The experts believe that the Amazonian rainforest was transformed over two thousand years ago by ancient people who built hundreds of large earthworks. In fact, the latest findings show that the ditched enclosures, in Acre state in the western Brazilian Amazon, were concealed for centuries by trees. And due to the recent deforestation more than 450 of these large geometrical geoglyphs have been discovered.

While archeologists are still not sure what the function of these sites were, they believe that the sites are unlikely to be villages, since archaeologists have recovered very few artifacts during excavations. In addition, the layout doesn’t suggest they were built for defensive reasons. The archeologists believe that the sites were used perhaps sporadically as ritual gathering places.

These new discoveries challenge assumptions that the rainforest ecosystem has been untouched by humans.

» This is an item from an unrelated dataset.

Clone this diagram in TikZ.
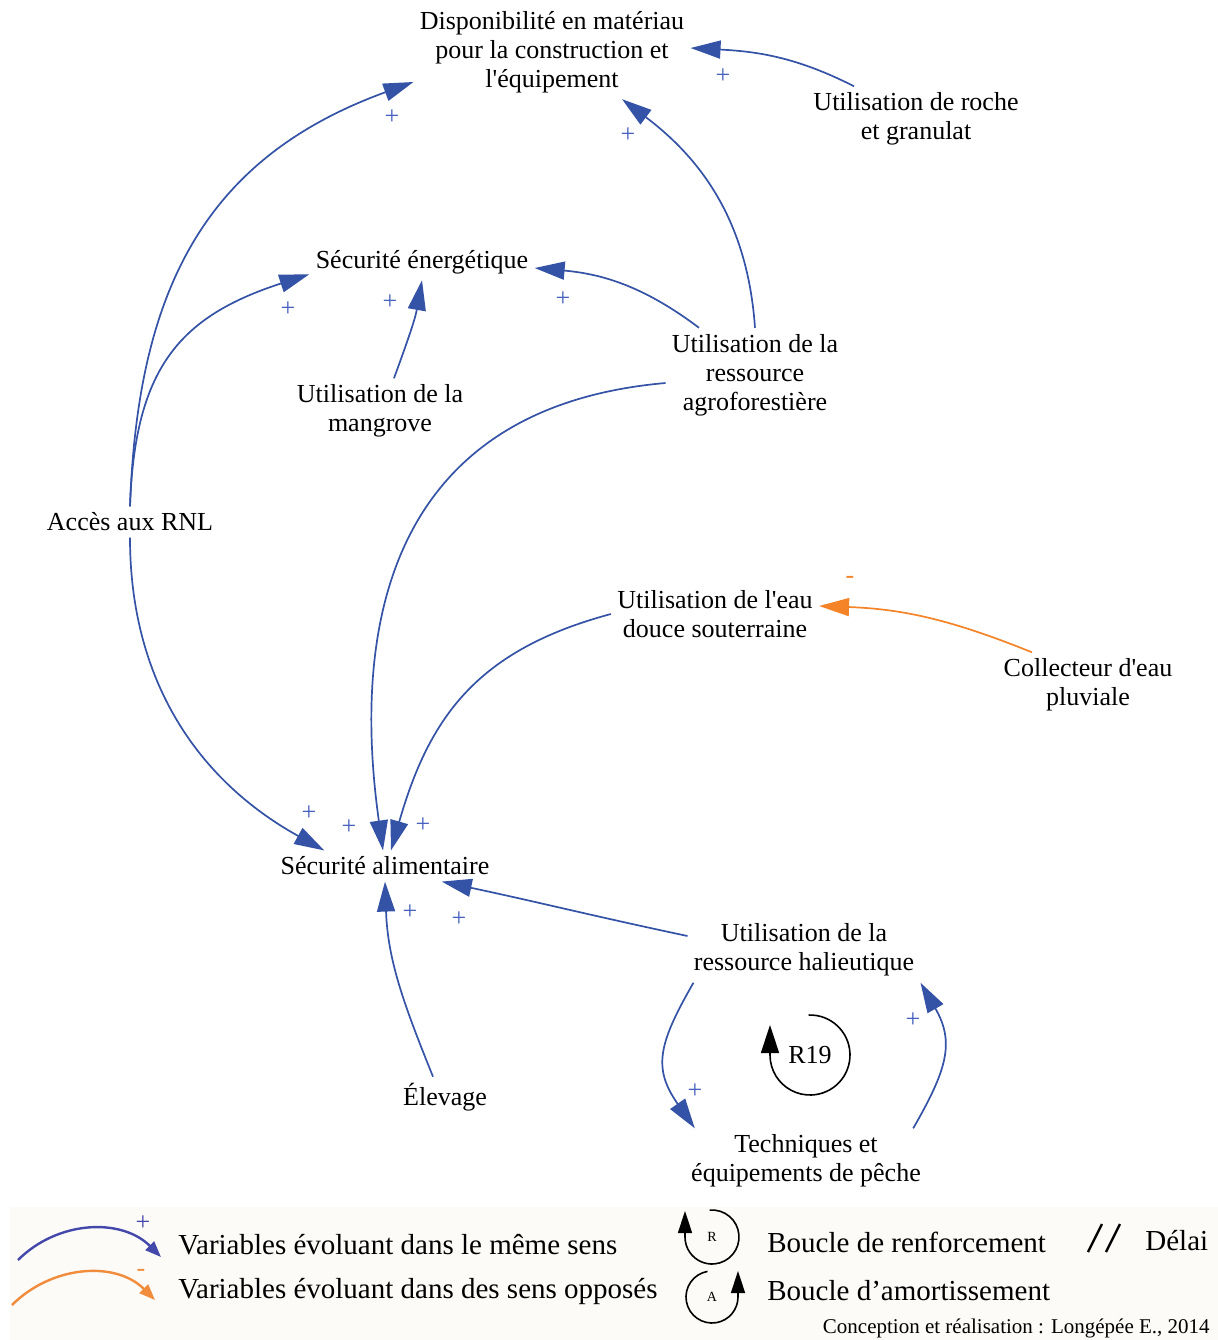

The team of researchers used state-of-the-art technology and methods, and they reconstructed 6000 years of vegetation and fire history around two geoglyph sites. They found that humans heavily altered bamboo forests for millennia and small, temporary clearings were made to build the geoglyphs. The results of the research by the researchers from the universities of Exeter, Reading and Swansea (UK), São Paulo, Belém and Acre (Brazil) was published in the proceedings of the National Academy of Sciences. The research was funded by the Arts and Humanities Research Council, National Geographic, and the Natural Environment Research Council Radiocarbon Facility.